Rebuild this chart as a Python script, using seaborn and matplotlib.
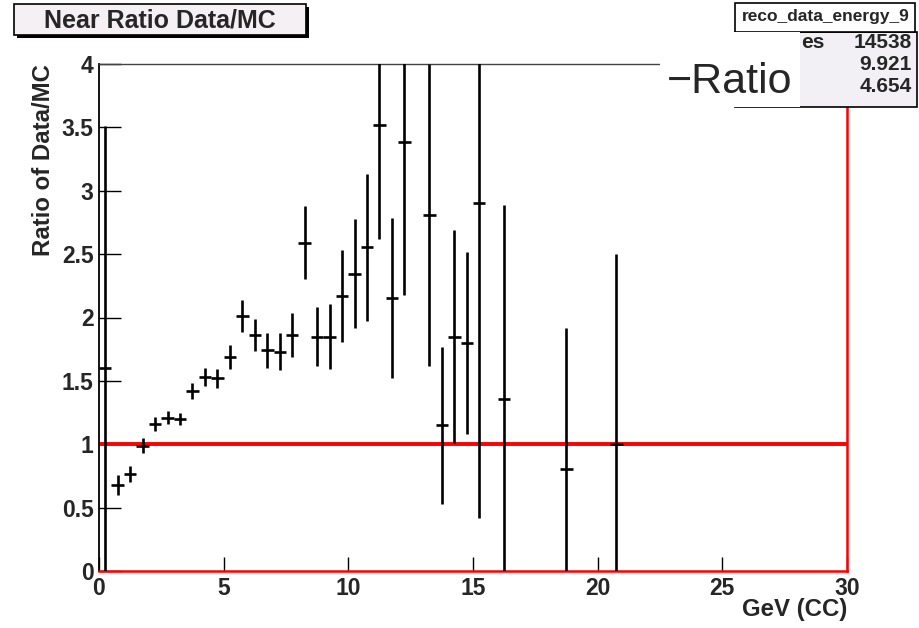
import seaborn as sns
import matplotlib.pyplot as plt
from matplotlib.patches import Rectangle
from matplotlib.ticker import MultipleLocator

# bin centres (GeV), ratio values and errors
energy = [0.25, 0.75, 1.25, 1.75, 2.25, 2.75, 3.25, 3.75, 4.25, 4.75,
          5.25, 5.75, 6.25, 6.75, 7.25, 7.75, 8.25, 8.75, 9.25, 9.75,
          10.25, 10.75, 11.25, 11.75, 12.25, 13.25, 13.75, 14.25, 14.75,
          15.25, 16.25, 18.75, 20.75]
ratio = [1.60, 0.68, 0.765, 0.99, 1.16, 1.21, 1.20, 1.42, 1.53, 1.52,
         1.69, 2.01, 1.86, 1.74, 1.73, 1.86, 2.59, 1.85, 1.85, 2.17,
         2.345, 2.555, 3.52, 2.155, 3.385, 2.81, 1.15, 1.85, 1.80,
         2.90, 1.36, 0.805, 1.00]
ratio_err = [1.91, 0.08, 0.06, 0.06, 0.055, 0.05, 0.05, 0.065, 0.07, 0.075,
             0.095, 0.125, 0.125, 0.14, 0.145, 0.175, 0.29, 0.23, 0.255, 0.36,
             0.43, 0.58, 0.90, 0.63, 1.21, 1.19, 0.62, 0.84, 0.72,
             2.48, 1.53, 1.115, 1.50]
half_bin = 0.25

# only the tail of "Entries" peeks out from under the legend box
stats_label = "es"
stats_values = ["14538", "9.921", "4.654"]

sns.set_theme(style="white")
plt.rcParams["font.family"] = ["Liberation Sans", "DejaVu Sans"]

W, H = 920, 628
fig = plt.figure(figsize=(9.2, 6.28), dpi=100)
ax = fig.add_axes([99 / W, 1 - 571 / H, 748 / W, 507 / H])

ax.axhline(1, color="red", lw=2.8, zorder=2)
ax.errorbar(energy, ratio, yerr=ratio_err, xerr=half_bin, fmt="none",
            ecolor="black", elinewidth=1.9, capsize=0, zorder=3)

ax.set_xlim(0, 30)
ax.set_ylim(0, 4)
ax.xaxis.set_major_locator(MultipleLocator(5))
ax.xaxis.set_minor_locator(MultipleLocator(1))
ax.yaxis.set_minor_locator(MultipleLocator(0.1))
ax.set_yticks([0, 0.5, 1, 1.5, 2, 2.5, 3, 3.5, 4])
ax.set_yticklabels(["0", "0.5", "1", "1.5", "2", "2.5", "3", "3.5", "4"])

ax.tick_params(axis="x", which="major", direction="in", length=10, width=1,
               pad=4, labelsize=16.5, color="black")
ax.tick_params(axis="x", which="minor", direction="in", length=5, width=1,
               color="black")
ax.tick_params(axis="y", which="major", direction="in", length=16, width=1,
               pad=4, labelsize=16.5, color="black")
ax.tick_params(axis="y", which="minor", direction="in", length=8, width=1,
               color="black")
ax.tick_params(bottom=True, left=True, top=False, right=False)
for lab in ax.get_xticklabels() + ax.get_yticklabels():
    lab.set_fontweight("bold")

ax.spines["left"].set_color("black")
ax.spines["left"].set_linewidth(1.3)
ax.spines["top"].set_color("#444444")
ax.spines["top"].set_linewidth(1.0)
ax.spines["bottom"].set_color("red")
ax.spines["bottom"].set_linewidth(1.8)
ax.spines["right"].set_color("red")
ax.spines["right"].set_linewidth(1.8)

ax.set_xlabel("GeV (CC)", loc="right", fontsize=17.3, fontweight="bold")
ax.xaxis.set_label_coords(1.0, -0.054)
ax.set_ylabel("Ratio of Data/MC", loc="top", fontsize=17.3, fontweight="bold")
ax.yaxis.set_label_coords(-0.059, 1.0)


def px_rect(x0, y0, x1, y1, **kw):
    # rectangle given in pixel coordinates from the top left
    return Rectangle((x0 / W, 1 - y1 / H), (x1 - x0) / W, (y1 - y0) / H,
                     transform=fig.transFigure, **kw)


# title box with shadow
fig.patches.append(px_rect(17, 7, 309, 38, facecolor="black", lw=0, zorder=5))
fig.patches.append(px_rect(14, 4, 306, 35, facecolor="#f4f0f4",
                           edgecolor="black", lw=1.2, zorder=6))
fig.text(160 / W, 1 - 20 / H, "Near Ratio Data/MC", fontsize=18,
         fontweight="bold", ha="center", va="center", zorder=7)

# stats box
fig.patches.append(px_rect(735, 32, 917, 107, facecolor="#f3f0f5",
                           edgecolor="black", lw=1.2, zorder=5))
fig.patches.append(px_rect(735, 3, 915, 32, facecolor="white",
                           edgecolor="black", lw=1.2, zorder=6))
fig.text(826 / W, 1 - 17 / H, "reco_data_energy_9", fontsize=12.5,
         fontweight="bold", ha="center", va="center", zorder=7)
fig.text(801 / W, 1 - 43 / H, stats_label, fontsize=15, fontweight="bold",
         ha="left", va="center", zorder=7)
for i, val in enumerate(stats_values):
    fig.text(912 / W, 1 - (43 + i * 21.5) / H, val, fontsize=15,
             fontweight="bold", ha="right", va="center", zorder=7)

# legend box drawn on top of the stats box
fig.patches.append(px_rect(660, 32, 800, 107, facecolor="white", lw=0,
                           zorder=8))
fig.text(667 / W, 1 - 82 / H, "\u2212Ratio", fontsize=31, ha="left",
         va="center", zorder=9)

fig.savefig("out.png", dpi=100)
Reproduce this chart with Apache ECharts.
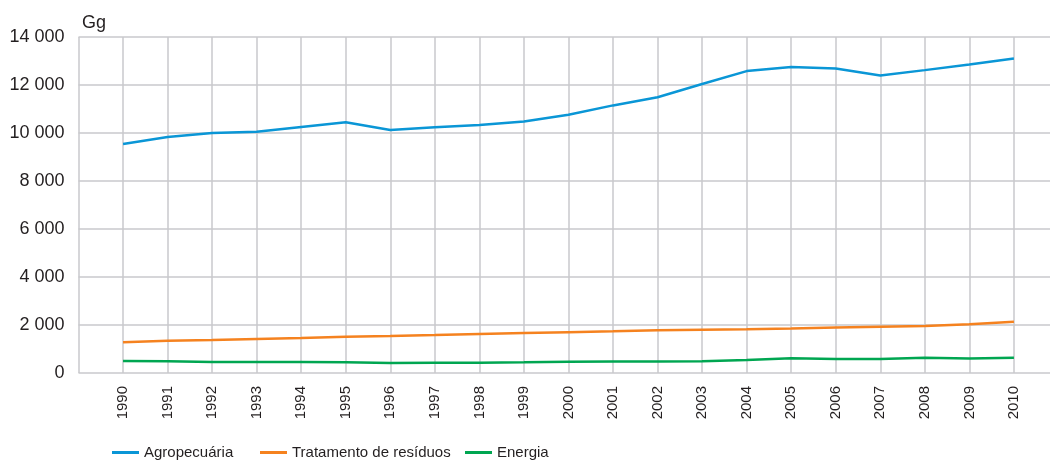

▸ **Required task**:
Quote the entries in full. Any image among them is to be omitted from the copy.

▸ **Completed task**:
Rebuild this chart as a Python script, using seaborn and matplotlib.
import seaborn as sns
import matplotlib.pyplot as plt
from matplotlib.patches import Rectangle
from matplotlib.ticker import MultipleLocator

# bin centres (GeV), ratio values and errors
energy = [0.25, 0.75, 1.25, 1.75, 2.25, 2.75, 3.25, 3.75, 4.25, 4.75,
          5.25, 5.75, 6.25, 6.75, 7.25, 7.75, 8.25, 8.75, 9.25, 9.75,
          10.25, 10.75, 11.25, 11.75, 12.25, 13.25, 13.75, 14.25, 14.75,
          15.25, 16.25, 18.75, 20.75]
ratio = [1.60, 0.68, 0.765, 0.99, 1.16, 1.21, 1.20, 1.42, 1.53, 1.52,
         1.69, 2.01, 1.86, 1.74, 1.73, 1.86, 2.59, 1.85, 1.85, 2.17,
         2.345, 2.555, 3.52, 2.155, 3.385, 2.81, 1.15, 1.85, 1.80,
         2.90, 1.36, 0.805, 1.00]
ratio_err = [1.91, 0.08, 0.06, 0.06, 0.055, 0.05, 0.05, 0.065, 0.07, 0.075,
             0.095, 0.125, 0.125, 0.14, 0.145, 0.175, 0.29, 0.23, 0.255, 0.36,
             0.43, 0.58, 0.90, 0.63, 1.21, 1.19, 0.62, 0.84, 0.72,
             2.48, 1.53, 1.115, 1.50]
half_bin = 0.25

# only the tail of "Entries" peeks out from under the legend box
stats_label = "es"
stats_values = ["14538", "9.921", "4.654"]

sns.set_theme(style="white")
plt.rcParams["font.family"] = ["Liberation Sans", "DejaVu Sans"]

W, H = 920, 628
fig = plt.figure(figsize=(9.2, 6.28), dpi=100)
ax = fig.add_axes([99 / W, 1 - 571 / H, 748 / W, 507 / H])

ax.axhline(1, color="red", lw=2.8, zorder=2)
ax.errorbar(energy, ratio, yerr=ratio_err, xerr=half_bin, fmt="none",
            ecolor="black", elinewidth=1.9, capsize=0, zorder=3)

ax.set_xlim(0, 30)
ax.set_ylim(0, 4)
ax.xaxis.set_major_locator(MultipleLocator(5))
ax.xaxis.set_minor_locator(MultipleLocator(1))
ax.yaxis.set_minor_locator(MultipleLocator(0.1))
ax.set_yticks([0, 0.5, 1, 1.5, 2, 2.5, 3, 3.5, 4])
ax.set_yticklabels(["0", "0.5", "1", "1.5", "2", "2.5", "3", "3.5", "4"])

ax.tick_params(axis="x", which="major", direction="in", length=10, width=1,
               pad=4, labelsize=16.5, color="black")
ax.tick_params(axis="x", which="minor", direction="in", length=5, width=1,
               color="black")
ax.tick_params(axis="y", which="major", direction="in", length=16, width=1,
               pad=4, labelsize=16.5, color="black")
ax.tick_params(axis="y", which="minor", direction="in", length=8, width=1,
               color="black")
ax.tick_params(bottom=True, left=True, top=False, right=False)
for lab in ax.get_xticklabels() + ax.get_yticklabels():
    lab.set_fontweight("bold")

ax.spines["left"].set_color("black")
ax.spines["left"].set_linewidth(1.3)
ax.spines["top"].set_color("#444444")
ax.spines["top"].set_linewidth(1.0)
ax.spines["bottom"].set_color("red")
ax.spines["bottom"].set_linewidth(1.8)
ax.spines["right"].set_color("red")
ax.spines["right"].set_linewidth(1.8)

ax.set_xlabel("GeV (CC)", loc="right", fontsize=17.3, fontweight="bold")
ax.xaxis.set_label_coords(1.0, -0.054)
ax.set_ylabel("Ratio of Data/MC", loc="top", fontsize=17.3, fontweight="bold")
ax.yaxis.set_label_coords(-0.059, 1.0)


def px_rect(x0, y0, x1, y1, **kw):
    # rectangle given in pixel coordinates from the top left
    return Rectangle((x0 / W, 1 - y1 / H), (x1 - x0) / W, (y1 - y0) / H,
                     transform=fig.transFigure, **kw)


# title box with shadow
fig.patches.append(px_rect(17, 7, 309, 38, facecolor="black", lw=0, zorder=5))
fig.patches.append(px_rect(14, 4, 306, 35, facecolor="#f4f0f4",
                           edgecolor="black", lw=1.2, zorder=6))
fig.text(160 / W, 1 - 20 / H, "Near Ratio Data/MC", fontsize=18,
         fontweight="bold", ha="center", va="center", zorder=7)

# stats box
fig.patches.append(px_rect(735, 32, 917, 107, facecolor="#f3f0f5",
                           edgecolor="black", lw=1.2, zorder=5))
fig.patches.append(px_rect(735, 3, 915, 32, facecolor="white",
                           edgecolor="black", lw=1.2, zorder=6))
fig.text(826 / W, 1 - 17 / H, "reco_data_energy_9", fontsize=12.5,
         fontweight="bold", ha="center", va="center", zorder=7)
fig.text(801 / W, 1 - 43 / H, stats_label, fontsize=15, fontweight="bold",
         ha="left", va="center", zorder=7)
for i, val in enumerate(stats_values):
    fig.text(912 / W, 1 - (43 + i * 21.5) / H, val, fontsize=15,
             fontweight="bold", ha="right", va="center", zorder=7)

# legend box drawn on top of the stats box
fig.patches.append(px_rect(660, 32, 800, 107, facecolor="white", lw=0,
                           zorder=8))
fig.text(667 / W, 1 - 82 / H, "\u2212Ratio", fontsize=31, ha="left",
         va="center", zorder=9)

fig.savefig("out.png", dpi=100)
Reproduce this chart with Apache ECharts.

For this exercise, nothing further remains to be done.